─── DATASET RECORDS

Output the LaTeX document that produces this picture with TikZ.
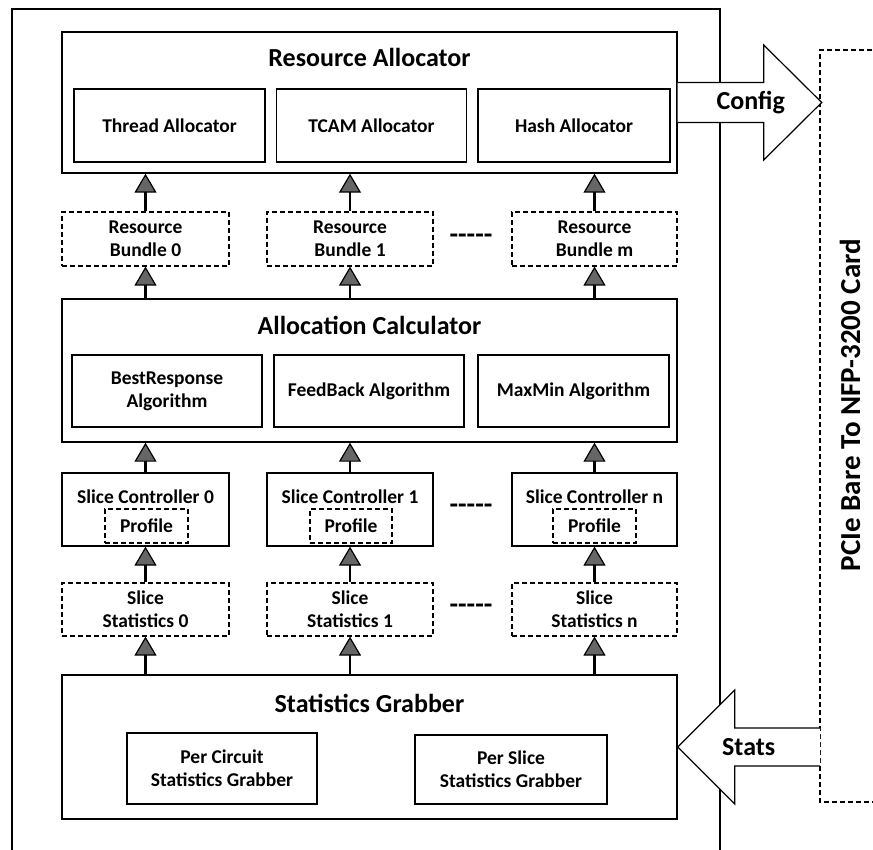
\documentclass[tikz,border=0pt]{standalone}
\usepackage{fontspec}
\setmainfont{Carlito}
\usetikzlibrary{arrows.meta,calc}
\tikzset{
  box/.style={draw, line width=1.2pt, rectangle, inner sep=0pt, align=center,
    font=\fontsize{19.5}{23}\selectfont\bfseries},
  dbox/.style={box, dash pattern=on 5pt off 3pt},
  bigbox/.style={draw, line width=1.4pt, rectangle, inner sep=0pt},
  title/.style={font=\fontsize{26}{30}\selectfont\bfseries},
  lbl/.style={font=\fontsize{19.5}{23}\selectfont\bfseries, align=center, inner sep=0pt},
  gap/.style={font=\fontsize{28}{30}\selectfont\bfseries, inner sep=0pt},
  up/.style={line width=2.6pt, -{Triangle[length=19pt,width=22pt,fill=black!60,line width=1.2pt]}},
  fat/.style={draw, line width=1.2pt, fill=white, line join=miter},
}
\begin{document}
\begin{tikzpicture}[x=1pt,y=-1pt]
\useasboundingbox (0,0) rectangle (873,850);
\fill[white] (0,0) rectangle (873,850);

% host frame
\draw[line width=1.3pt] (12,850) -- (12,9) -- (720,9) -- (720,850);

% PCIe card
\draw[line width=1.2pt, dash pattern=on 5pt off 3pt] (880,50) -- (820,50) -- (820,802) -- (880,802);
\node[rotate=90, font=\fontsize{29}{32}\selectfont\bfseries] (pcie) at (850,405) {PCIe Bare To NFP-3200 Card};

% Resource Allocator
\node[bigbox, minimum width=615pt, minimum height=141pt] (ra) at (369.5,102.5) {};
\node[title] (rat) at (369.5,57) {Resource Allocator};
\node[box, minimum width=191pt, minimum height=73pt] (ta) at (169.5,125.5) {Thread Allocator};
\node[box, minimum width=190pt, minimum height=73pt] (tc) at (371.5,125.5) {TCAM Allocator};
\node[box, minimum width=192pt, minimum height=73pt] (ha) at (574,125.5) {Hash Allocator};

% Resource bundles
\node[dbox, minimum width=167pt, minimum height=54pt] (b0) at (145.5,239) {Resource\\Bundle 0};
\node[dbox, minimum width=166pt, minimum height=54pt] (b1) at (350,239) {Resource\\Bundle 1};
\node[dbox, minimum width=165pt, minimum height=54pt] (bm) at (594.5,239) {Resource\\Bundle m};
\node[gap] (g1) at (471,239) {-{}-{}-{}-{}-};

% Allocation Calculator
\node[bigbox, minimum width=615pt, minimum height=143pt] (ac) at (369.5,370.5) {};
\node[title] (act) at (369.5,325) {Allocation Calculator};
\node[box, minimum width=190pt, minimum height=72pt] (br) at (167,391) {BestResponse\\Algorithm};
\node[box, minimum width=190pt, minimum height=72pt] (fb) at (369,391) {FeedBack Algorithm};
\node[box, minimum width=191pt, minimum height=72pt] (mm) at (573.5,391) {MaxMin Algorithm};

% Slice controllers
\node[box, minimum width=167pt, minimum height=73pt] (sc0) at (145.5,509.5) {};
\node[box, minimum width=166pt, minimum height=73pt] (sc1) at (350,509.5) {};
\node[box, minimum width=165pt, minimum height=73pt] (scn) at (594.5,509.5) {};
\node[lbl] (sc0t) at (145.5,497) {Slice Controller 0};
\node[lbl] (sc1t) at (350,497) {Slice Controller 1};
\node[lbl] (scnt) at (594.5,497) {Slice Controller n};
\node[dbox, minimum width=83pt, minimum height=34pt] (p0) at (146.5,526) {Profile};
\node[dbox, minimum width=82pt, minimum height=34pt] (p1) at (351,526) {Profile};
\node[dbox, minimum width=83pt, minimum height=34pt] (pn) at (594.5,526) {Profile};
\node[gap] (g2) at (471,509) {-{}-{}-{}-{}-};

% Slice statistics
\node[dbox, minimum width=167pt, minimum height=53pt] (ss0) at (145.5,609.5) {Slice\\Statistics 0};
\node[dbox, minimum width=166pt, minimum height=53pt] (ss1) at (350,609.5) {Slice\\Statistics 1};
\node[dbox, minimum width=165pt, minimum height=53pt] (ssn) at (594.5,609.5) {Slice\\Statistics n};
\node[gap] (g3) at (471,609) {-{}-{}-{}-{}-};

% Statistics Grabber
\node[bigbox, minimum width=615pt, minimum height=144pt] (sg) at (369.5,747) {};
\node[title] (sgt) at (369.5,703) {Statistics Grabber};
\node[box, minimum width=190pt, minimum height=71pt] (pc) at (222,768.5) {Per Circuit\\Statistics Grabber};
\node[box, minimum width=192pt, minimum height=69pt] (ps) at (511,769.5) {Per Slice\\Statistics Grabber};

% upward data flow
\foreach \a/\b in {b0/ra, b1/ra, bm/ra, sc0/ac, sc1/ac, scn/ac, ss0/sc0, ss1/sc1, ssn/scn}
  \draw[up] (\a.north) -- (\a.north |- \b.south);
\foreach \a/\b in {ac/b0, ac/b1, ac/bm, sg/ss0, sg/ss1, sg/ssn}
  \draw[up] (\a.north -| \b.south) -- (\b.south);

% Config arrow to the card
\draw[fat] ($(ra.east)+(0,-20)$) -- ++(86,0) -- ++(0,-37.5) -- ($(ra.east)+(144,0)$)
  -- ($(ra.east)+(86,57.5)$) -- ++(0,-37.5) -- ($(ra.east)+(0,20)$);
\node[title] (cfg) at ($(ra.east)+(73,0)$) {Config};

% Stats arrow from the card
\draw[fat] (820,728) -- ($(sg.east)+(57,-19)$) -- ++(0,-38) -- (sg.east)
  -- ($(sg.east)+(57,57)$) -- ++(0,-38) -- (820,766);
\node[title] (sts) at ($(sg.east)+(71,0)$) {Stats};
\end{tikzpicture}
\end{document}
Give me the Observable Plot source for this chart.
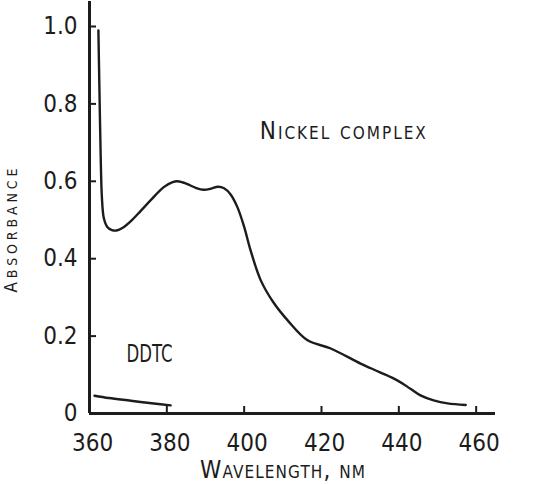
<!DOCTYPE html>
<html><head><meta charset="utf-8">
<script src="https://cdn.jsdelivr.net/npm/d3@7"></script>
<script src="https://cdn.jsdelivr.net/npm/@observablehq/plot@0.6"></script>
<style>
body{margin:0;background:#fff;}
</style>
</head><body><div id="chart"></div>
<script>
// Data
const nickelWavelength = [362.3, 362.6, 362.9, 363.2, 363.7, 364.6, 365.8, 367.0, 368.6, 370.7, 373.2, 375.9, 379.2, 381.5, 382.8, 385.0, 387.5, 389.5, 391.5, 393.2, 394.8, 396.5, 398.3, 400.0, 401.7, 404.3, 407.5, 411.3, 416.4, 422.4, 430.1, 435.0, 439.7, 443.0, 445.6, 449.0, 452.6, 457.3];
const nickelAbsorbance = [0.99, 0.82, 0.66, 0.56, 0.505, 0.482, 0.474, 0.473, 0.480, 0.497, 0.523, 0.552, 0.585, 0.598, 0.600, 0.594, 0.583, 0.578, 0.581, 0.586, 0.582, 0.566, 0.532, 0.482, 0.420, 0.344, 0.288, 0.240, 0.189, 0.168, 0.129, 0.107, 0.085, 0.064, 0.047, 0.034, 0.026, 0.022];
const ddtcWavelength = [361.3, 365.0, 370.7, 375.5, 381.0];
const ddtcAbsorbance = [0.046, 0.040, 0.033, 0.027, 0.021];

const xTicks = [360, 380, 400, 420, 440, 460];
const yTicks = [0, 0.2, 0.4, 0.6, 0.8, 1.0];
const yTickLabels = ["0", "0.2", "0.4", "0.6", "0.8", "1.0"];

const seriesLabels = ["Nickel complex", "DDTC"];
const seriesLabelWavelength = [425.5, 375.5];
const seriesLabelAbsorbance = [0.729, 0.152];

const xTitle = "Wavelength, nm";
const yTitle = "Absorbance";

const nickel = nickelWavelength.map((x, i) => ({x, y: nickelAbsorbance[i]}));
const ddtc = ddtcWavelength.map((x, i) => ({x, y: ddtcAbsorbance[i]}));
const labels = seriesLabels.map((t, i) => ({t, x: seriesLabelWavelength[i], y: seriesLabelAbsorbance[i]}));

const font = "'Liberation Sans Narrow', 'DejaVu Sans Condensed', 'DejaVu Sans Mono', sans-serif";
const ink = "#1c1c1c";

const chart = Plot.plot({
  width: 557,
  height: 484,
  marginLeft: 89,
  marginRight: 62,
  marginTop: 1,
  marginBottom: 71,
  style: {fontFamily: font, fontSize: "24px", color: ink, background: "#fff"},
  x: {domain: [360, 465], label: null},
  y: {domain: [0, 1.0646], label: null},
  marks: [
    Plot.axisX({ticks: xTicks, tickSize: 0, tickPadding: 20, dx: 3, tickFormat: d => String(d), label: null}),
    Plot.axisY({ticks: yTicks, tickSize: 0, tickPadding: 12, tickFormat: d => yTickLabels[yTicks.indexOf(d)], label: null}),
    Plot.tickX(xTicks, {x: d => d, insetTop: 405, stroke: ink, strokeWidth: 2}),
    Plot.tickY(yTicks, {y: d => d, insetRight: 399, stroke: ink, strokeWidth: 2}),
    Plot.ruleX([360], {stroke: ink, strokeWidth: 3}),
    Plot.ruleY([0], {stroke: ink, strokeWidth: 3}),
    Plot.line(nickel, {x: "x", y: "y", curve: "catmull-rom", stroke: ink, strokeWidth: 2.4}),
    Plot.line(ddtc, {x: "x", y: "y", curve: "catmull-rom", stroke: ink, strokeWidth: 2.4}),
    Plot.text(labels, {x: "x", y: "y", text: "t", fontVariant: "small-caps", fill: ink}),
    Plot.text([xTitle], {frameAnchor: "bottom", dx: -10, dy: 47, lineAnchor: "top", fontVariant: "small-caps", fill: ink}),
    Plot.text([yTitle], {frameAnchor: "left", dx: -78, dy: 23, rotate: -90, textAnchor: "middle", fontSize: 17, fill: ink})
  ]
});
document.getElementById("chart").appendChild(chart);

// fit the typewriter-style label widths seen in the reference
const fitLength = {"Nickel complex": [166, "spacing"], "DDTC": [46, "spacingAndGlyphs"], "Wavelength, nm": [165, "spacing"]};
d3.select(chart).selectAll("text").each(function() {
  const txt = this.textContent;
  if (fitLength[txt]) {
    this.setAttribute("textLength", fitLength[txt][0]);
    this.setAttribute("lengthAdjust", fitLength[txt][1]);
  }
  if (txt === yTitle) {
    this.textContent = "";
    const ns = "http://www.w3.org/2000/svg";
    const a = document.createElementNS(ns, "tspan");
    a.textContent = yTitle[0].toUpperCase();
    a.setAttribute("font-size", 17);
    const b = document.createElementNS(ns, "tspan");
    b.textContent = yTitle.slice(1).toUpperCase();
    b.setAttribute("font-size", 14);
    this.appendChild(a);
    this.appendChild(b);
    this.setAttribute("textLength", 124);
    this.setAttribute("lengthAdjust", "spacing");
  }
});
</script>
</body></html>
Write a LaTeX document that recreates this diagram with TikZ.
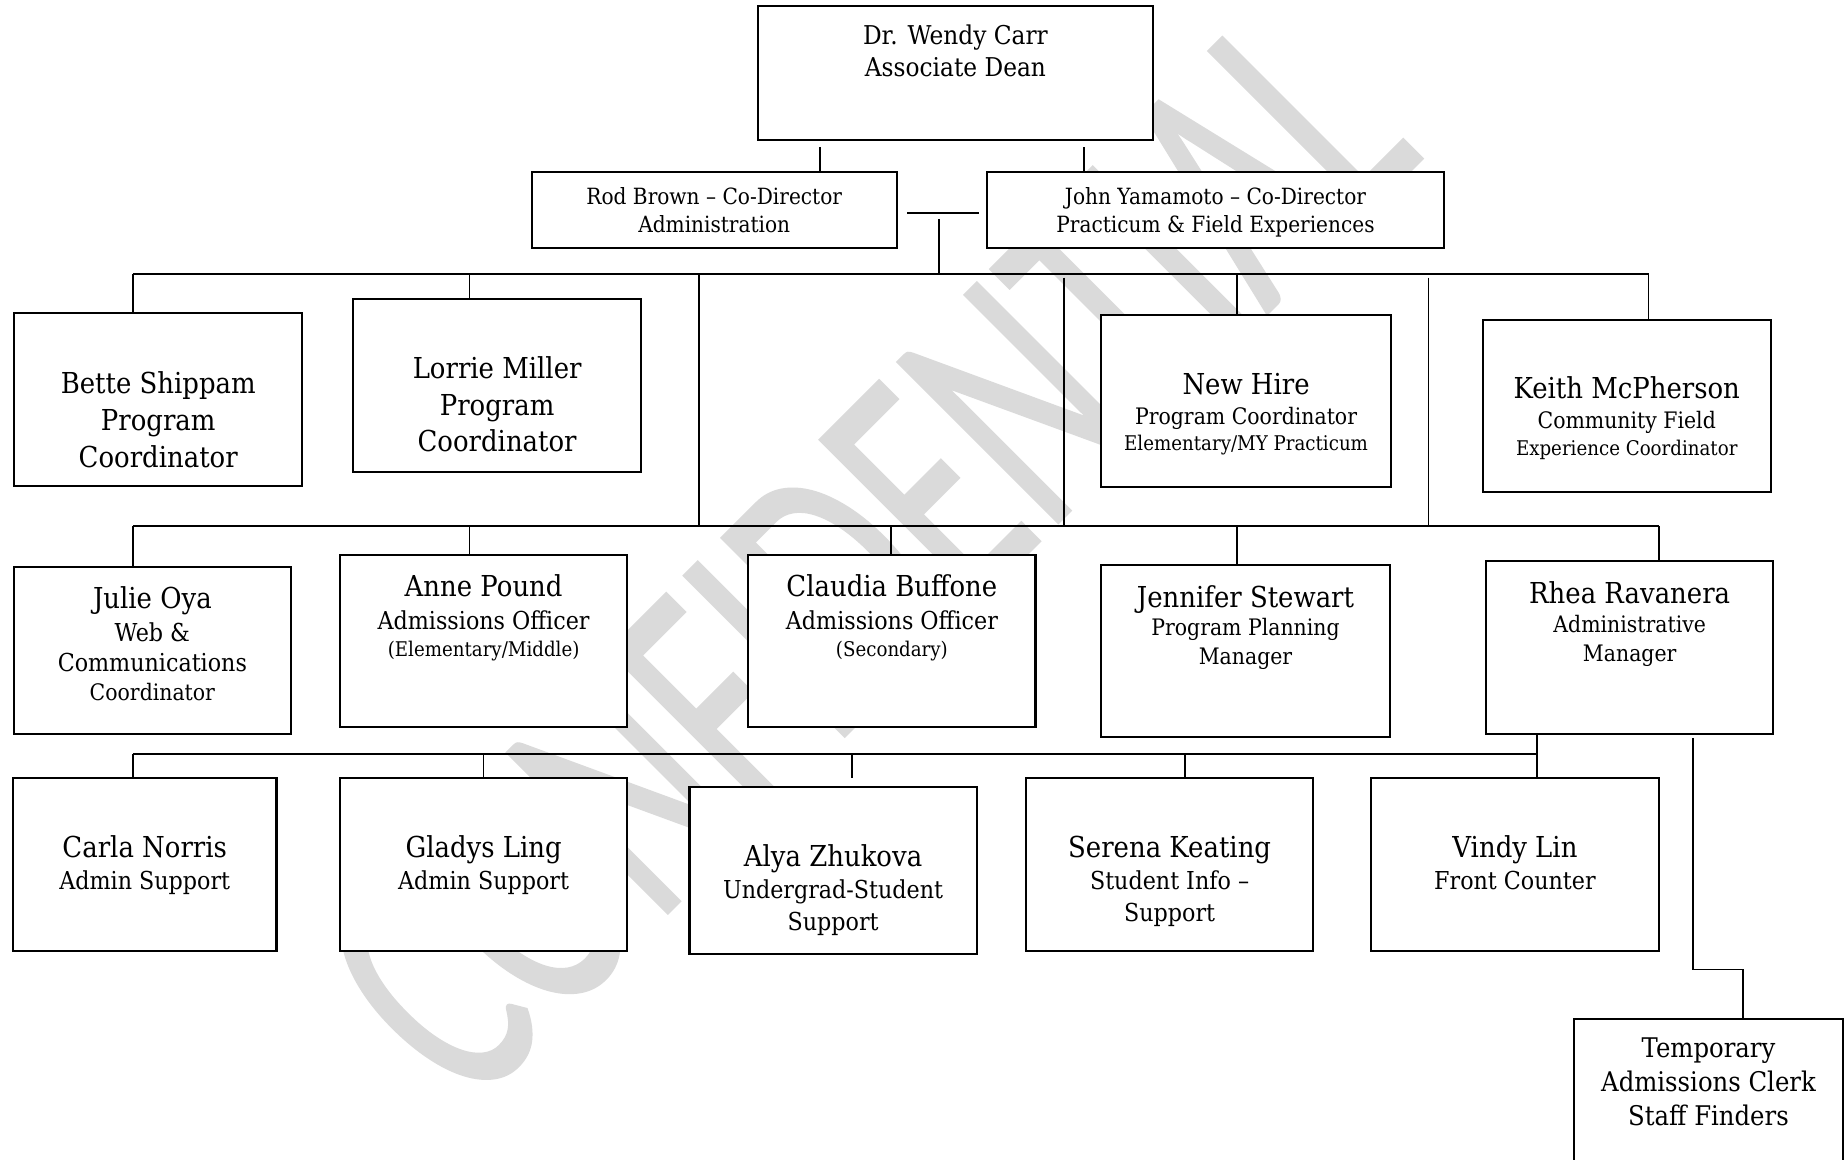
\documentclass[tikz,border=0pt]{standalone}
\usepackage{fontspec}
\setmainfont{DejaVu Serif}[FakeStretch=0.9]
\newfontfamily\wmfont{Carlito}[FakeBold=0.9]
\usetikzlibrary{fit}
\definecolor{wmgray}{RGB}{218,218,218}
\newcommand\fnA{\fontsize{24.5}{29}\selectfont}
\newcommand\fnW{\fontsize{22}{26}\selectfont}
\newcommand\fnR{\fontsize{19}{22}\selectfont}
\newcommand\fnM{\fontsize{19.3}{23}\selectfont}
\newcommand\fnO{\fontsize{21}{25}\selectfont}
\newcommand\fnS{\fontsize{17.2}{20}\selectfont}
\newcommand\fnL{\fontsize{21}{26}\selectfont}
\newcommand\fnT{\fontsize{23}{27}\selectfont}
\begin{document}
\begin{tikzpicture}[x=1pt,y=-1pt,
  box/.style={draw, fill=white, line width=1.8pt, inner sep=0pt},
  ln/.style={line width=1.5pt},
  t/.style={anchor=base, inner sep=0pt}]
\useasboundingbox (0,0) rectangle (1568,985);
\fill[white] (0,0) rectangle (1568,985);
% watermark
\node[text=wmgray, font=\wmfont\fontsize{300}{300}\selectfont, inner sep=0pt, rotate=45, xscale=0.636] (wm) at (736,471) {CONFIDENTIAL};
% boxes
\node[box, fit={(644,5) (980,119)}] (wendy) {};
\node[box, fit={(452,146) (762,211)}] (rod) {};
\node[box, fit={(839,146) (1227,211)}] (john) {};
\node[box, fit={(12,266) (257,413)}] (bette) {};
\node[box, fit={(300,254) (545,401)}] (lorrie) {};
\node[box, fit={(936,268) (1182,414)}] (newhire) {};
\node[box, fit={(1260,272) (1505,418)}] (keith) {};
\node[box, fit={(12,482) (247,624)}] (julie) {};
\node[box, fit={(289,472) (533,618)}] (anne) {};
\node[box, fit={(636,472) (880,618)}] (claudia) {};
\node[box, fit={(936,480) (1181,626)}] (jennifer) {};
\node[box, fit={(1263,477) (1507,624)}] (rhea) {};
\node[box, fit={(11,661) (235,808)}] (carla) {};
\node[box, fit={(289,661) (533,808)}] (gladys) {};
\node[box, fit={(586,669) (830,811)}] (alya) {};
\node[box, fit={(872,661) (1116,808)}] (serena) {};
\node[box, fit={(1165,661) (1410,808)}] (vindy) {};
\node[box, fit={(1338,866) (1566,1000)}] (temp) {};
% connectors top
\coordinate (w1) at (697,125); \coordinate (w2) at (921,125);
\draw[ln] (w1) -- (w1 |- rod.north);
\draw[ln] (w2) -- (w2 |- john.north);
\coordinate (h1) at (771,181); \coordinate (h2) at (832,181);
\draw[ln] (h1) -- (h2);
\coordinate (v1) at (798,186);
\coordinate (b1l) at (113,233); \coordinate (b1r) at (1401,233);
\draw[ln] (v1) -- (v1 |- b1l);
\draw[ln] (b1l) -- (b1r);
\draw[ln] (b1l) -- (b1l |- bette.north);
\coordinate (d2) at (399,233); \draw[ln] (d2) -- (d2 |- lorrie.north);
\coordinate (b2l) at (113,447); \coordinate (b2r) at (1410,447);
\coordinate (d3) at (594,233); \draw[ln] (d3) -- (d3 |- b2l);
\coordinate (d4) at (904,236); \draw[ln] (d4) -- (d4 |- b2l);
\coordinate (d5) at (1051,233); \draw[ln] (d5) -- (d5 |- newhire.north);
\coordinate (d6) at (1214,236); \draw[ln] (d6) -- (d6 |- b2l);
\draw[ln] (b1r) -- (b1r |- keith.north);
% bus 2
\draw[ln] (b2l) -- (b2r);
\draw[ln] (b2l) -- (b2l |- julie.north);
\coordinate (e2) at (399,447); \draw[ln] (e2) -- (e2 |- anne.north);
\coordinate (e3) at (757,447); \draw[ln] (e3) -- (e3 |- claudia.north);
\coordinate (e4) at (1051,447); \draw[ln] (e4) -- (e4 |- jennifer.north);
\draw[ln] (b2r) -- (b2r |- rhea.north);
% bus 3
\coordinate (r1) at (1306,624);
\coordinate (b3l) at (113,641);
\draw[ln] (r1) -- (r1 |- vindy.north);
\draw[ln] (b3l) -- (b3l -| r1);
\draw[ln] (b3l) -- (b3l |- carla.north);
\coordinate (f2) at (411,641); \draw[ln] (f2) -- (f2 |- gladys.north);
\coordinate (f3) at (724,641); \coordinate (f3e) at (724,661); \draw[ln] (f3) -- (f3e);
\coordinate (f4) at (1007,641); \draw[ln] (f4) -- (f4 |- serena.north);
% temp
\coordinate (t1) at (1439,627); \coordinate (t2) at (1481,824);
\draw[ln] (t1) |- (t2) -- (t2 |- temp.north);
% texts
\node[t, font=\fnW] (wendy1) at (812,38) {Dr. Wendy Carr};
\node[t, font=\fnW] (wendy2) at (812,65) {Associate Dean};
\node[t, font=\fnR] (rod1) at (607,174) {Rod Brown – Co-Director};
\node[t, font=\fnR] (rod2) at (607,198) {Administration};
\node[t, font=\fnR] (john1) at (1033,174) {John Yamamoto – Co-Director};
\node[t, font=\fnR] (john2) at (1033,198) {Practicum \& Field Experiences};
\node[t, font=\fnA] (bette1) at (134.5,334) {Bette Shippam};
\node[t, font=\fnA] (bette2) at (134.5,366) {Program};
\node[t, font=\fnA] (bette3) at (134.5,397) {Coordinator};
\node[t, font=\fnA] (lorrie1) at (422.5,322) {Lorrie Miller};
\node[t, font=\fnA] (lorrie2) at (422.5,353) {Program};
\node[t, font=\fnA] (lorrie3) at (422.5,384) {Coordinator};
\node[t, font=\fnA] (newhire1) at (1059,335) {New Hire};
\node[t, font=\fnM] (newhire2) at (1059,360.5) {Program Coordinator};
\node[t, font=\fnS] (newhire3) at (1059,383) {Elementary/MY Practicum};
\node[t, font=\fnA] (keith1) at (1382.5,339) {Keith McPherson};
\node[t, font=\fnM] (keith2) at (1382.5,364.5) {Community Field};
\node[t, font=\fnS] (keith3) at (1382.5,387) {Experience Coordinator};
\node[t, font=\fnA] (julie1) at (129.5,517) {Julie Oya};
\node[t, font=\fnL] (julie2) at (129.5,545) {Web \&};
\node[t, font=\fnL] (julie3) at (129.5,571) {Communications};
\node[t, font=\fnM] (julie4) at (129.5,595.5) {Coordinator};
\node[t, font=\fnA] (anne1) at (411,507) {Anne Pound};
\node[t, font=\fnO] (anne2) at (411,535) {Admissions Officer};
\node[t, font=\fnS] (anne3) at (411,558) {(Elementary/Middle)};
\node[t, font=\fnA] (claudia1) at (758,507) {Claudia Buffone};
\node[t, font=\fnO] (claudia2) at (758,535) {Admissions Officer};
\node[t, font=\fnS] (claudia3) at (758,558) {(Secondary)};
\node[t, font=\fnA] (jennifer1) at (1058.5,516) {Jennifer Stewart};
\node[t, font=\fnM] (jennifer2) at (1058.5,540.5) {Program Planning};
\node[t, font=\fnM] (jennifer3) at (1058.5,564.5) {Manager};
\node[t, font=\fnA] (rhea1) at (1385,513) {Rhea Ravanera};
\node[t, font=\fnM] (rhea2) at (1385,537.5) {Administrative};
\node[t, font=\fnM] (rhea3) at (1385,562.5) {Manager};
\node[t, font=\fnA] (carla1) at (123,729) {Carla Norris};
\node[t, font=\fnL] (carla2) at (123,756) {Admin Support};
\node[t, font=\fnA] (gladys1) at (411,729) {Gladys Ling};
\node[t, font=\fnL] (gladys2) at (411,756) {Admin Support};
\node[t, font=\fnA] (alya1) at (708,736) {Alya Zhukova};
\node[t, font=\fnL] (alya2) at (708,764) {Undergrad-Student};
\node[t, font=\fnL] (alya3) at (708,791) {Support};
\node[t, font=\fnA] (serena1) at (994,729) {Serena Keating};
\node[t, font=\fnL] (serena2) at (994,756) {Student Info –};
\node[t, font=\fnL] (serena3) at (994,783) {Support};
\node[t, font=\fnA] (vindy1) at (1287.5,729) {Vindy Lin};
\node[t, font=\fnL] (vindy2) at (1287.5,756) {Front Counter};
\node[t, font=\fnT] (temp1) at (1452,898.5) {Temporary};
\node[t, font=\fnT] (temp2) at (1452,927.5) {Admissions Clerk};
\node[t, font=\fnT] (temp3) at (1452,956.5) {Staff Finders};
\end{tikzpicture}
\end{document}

──────

INSTRUCTIONS TO FOLLOW:
Omit all pictures, and reproduce exactly the lines from the one holding "Give me the" through the one holding "const seriesLabelAbsorbance = [0.729, 0.152];", both included.

SOLUTION:
Give me the Observable Plot source for this chart.
<!DOCTYPE html>
<html><head><meta charset="utf-8">
<script src="https://cdn.jsdelivr.net/npm/d3@7"></script>
<script src="https://cdn.jsdelivr.net/npm/@observablehq/plot@0.6"></script>
<style>
body{margin:0;background:#fff;}
</style>
</head><body><div id="chart"></div>
<script>
// Data
const nickelWavelength = [362.3, 362.6, 362.9, 363.2, 363.7, 364.6, 365.8, 367.0, 368.6, 370.7, 373.2, 375.9, 379.2, 381.5, 382.8, 385.0, 387.5, 389.5, 391.5, 393.2, 394.8, 396.5, 398.3, 400.0, 401.7, 404.3, 407.5, 411.3, 416.4, 422.4, 430.1, 435.0, 439.7, 443.0, 445.6, 449.0, 452.6, 457.3];
const nickelAbsorbance = [0.99, 0.82, 0.66, 0.56, 0.505, 0.482, 0.474, 0.473, 0.480, 0.497, 0.523, 0.552, 0.585, 0.598, 0.600, 0.594, 0.583, 0.578, 0.581, 0.586, 0.582, 0.566, 0.532, 0.482, 0.420, 0.344, 0.288, 0.240, 0.189, 0.168, 0.129, 0.107, 0.085, 0.064, 0.047, 0.034, 0.026, 0.022];
const ddtcWavelength = [361.3, 365.0, 370.7, 375.5, 381.0];
const ddtcAbsorbance = [0.046, 0.040, 0.033, 0.027, 0.021];

const xTicks = [360, 380, 400, 420, 440, 460];
const yTicks = [0, 0.2, 0.4, 0.6, 0.8, 1.0];
const yTickLabels = ["0", "0.2", "0.4", "0.6", "0.8", "1.0"];

const seriesLabels = ["Nickel complex", "DDTC"];
const seriesLabelWavelength = [425.5, 375.5];
const seriesLabelAbsorbance = [0.729, 0.152];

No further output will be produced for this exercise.